**What this task involves**
Transcribe the stretch of entries below from the line with "Write a Python" through the line with "ax = fig.add_axes([0.0849, 0.0807, 0.8975, 0.8706])", exactly and with both ends included; leave out all other lines.

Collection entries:
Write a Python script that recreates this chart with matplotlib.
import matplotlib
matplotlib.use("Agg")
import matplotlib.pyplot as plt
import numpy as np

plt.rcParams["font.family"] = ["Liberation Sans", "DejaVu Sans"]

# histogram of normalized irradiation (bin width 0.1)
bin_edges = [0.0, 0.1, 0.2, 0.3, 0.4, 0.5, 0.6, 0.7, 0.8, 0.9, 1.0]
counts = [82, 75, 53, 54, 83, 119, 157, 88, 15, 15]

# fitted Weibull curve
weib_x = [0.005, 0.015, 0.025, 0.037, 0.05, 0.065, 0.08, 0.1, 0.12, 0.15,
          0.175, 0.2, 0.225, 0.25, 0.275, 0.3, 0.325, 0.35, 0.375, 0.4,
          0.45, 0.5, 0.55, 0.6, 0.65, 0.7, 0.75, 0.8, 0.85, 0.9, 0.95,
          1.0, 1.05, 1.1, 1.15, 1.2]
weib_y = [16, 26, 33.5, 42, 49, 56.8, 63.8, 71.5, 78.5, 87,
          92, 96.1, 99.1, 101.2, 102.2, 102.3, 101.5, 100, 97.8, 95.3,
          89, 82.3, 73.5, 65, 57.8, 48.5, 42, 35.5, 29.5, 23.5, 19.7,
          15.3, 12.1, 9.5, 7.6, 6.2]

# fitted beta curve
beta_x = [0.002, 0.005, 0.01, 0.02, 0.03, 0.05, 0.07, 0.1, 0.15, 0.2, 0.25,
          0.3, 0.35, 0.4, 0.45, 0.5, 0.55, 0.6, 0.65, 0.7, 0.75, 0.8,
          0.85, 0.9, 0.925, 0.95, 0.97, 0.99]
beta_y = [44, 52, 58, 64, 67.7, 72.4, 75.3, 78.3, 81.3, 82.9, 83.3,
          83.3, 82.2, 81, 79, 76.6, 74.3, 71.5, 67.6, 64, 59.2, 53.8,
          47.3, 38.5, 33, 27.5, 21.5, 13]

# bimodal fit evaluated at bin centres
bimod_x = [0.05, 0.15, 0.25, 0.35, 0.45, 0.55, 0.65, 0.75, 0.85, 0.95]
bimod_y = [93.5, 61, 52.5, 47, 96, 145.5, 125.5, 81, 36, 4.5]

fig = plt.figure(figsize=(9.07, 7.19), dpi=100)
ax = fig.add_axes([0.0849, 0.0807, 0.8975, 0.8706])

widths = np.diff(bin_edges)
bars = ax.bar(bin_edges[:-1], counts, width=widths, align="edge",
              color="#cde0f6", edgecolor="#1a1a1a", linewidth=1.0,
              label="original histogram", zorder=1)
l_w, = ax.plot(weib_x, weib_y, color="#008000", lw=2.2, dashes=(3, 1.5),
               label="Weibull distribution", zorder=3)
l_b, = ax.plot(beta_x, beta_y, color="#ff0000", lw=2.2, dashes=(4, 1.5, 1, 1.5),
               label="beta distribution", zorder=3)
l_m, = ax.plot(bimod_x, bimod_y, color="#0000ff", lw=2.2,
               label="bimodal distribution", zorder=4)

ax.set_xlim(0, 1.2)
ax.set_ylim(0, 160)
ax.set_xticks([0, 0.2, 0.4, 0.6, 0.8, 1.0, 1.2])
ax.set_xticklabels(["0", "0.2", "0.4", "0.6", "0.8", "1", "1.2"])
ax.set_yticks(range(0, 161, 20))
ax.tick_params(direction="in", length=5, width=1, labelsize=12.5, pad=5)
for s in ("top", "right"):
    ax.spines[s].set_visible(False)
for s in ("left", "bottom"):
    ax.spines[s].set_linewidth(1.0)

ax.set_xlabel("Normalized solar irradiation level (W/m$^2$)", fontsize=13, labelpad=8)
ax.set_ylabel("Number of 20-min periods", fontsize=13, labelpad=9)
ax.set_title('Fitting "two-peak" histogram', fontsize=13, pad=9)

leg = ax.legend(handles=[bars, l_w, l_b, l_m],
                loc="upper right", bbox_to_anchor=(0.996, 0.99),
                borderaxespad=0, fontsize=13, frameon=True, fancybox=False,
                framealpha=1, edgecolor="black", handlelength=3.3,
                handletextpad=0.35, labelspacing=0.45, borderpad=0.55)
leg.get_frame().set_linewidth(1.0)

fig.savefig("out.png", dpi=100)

* * *

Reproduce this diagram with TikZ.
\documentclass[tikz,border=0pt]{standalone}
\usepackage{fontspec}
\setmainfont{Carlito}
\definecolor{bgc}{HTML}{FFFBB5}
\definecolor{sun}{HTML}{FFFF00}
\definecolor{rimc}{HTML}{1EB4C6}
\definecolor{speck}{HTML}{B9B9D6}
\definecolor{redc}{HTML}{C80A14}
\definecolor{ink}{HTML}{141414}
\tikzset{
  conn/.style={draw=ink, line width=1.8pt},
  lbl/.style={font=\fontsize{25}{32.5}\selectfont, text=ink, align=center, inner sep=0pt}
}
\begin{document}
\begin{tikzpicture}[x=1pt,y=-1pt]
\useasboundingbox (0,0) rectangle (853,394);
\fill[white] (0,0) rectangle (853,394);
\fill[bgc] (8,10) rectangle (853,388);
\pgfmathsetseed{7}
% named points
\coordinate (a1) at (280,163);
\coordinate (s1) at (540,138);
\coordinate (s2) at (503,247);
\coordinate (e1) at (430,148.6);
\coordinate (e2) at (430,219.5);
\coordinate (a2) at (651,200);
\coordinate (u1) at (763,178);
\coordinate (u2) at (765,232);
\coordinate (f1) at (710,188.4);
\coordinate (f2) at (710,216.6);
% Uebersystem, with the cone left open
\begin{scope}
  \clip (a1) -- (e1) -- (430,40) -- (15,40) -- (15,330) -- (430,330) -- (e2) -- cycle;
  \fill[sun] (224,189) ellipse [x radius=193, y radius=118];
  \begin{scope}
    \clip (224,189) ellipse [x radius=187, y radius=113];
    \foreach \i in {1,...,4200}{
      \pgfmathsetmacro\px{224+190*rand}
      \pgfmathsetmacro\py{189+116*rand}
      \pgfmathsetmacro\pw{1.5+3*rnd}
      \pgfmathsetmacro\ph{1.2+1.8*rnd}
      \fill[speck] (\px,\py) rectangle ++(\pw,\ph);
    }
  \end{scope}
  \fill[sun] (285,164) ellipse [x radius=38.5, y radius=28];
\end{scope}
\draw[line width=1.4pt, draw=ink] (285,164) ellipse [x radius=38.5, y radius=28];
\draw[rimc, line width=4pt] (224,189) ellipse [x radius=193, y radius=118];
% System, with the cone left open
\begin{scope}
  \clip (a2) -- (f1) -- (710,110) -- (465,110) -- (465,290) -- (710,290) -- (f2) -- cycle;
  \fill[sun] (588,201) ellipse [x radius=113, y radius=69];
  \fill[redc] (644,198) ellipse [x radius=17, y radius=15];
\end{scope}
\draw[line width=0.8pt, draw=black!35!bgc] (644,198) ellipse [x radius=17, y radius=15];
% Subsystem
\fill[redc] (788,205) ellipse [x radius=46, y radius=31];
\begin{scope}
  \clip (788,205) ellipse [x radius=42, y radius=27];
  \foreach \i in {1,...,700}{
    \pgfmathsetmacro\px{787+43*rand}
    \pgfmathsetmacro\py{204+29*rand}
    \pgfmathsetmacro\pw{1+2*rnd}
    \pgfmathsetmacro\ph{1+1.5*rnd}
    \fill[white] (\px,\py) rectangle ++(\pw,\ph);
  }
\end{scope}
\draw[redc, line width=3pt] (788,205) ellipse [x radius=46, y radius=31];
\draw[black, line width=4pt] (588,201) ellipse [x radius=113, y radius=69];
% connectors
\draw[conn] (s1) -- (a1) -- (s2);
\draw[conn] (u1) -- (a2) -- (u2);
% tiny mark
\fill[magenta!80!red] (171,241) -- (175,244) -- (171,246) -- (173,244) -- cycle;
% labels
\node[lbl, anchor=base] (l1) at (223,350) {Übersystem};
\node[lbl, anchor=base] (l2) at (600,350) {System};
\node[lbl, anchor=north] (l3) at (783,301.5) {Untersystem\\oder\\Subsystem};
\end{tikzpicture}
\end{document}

**Output of the exercise**
Write a Python script that recreates this chart with matplotlib.
import matplotlib
matplotlib.use("Agg")
import matplotlib.pyplot as plt
import numpy as np

plt.rcParams["font.family"] = ["Liberation Sans", "DejaVu Sans"]

# histogram of normalized irradiation (bin width 0.1)
bin_edges = [0.0, 0.1, 0.2, 0.3, 0.4, 0.5, 0.6, 0.7, 0.8, 0.9, 1.0]
counts = [82, 75, 53, 54, 83, 119, 157, 88, 15, 15]

# fitted Weibull curve
weib_x = [0.005, 0.015, 0.025, 0.037, 0.05, 0.065, 0.08, 0.1, 0.12, 0.15,
          0.175, 0.2, 0.225, 0.25, 0.275, 0.3, 0.325, 0.35, 0.375, 0.4,
          0.45, 0.5, 0.55, 0.6, 0.65, 0.7, 0.75, 0.8, 0.85, 0.9, 0.95,
          1.0, 1.05, 1.1, 1.15, 1.2]
weib_y = [16, 26, 33.5, 42, 49, 56.8, 63.8, 71.5, 78.5, 87,
          92, 96.1, 99.1, 101.2, 102.2, 102.3, 101.5, 100, 97.8, 95.3,
          89, 82.3, 73.5, 65, 57.8, 48.5, 42, 35.5, 29.5, 23.5, 19.7,
          15.3, 12.1, 9.5, 7.6, 6.2]

# fitted beta curve
beta_x = [0.002, 0.005, 0.01, 0.02, 0.03, 0.05, 0.07, 0.1, 0.15, 0.2, 0.25,
          0.3, 0.35, 0.4, 0.45, 0.5, 0.55, 0.6, 0.65, 0.7, 0.75, 0.8,
          0.85, 0.9, 0.925, 0.95, 0.97, 0.99]
beta_y = [44, 52, 58, 64, 67.7, 72.4, 75.3, 78.3, 81.3, 82.9, 83.3,
          83.3, 82.2, 81, 79, 76.6, 74.3, 71.5, 67.6, 64, 59.2, 53.8,
          47.3, 38.5, 33, 27.5, 21.5, 13]

# bimodal fit evaluated at bin centres
bimod_x = [0.05, 0.15, 0.25, 0.35, 0.45, 0.55, 0.65, 0.75, 0.85, 0.95]
bimod_y = [93.5, 61, 52.5, 47, 96, 145.5, 125.5, 81, 36, 4.5]

fig = plt.figure(figsize=(9.07, 7.19), dpi=100)
ax = fig.add_axes([0.0849, 0.0807, 0.8975, 0.8706])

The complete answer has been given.